While exploring the island, the player can interact with various objects simply by using proximity. Approaching an animal will usually make it scamper away as it adds its own little melodious tune to the dynamic soundtrack. It wasn't long until I found myself rubbing against each and every thing on the island with the hopes of extracting some sort of musical interaction.
Since there are no explicit objectives, it falls on the player to do as they wish. Smaller objectives are constantly being set, even if they are as simple as "Hey, I want to check that thing out!" The developers clearly knew this would happen, and designed Proteus in a way that doesn't have the player wandering aimlessly with no direction for very long. The player is directed through natural curiosity, which the developers have taken advantage of wonderfully.

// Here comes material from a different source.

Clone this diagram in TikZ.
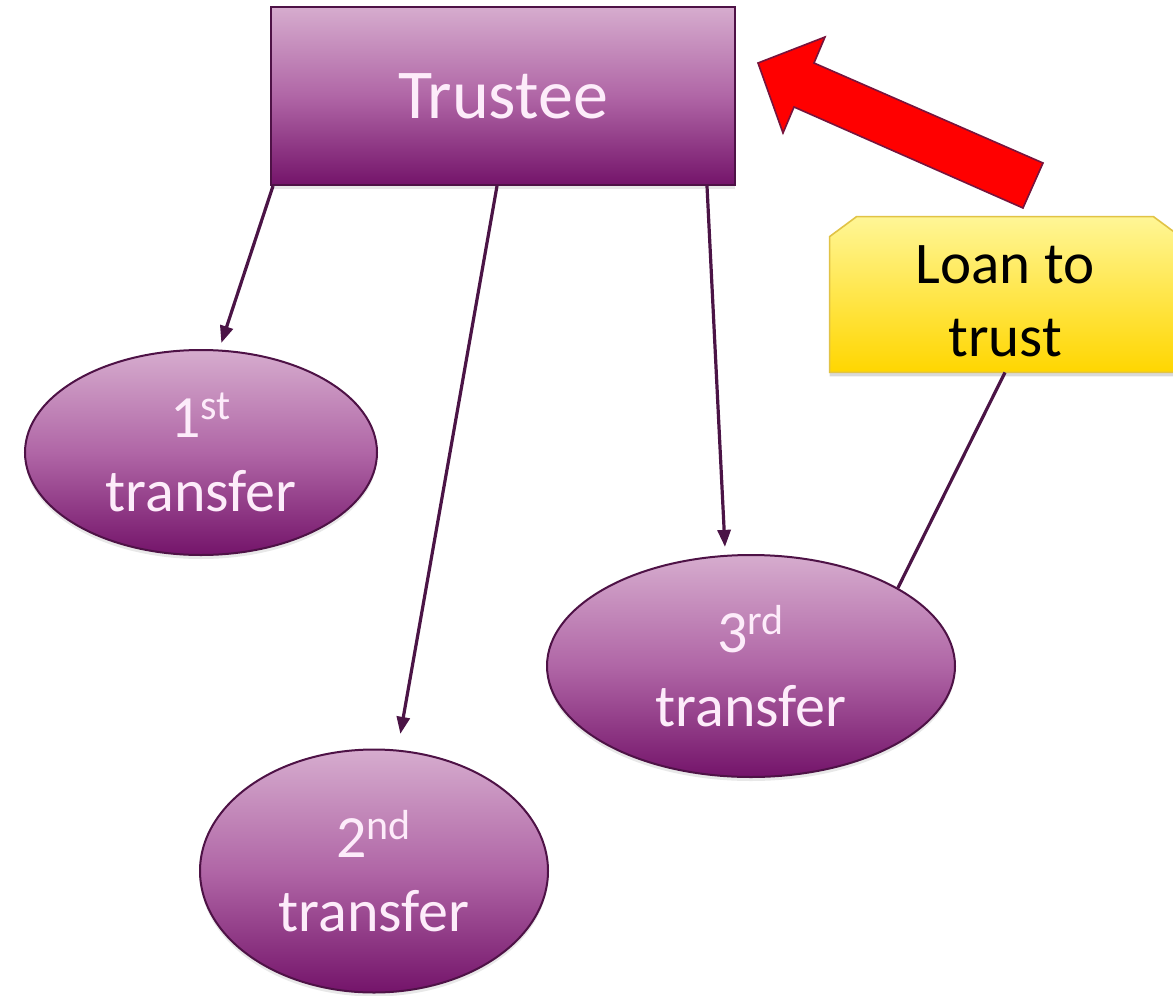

While screenshots make Proteus look like another pixelated indie game, its visual design is, at times, breathtaking. The available media, consisting mostly of still and silent screenshots, does not fairly represent the game’s beauty, which is portrayed through motion and sound. The 3D models with pixelated textures are amazing at conveying an image to the player, leaving details intentionally ambiguous.
The sound is the one true star of Proteus. The soundtrack is dynamic, evolving itself as you play. The more objects the player interacts with, the more elaborate the soundtrack becomes. It's so great, it has actually put me at a loss for words other than "absolutely beautiful." This is probably the best audio design in a game in a long time. The way in which it is integrated into the gameplay makes it so unique and enjoyable. To be honest, it is the sound design of Proteus that single-handedly elevates it from a good, somewhat meandering exploration game to something that needs to be experienced by everyone.
Some people may be put off by its length and the lack of things to do in Proteus, and I can see that -- especially given the $10 price tag. There's no physical interaction with the surroundings or objectives to accomplish. Hell, there's not even a jump button. While playing through Proteus, however, all of those concerns melt away under the shining soundtrack and visual design.
A childlike sense of amusement came over me while I explored the island in Proteus. Every time I saw something new in the distance, I got excited and had to see it up close. Proteus is a game that needs to be seen, experienced, and most of all, needs to be heard. Trust me, you'll want to wear headphones for this one.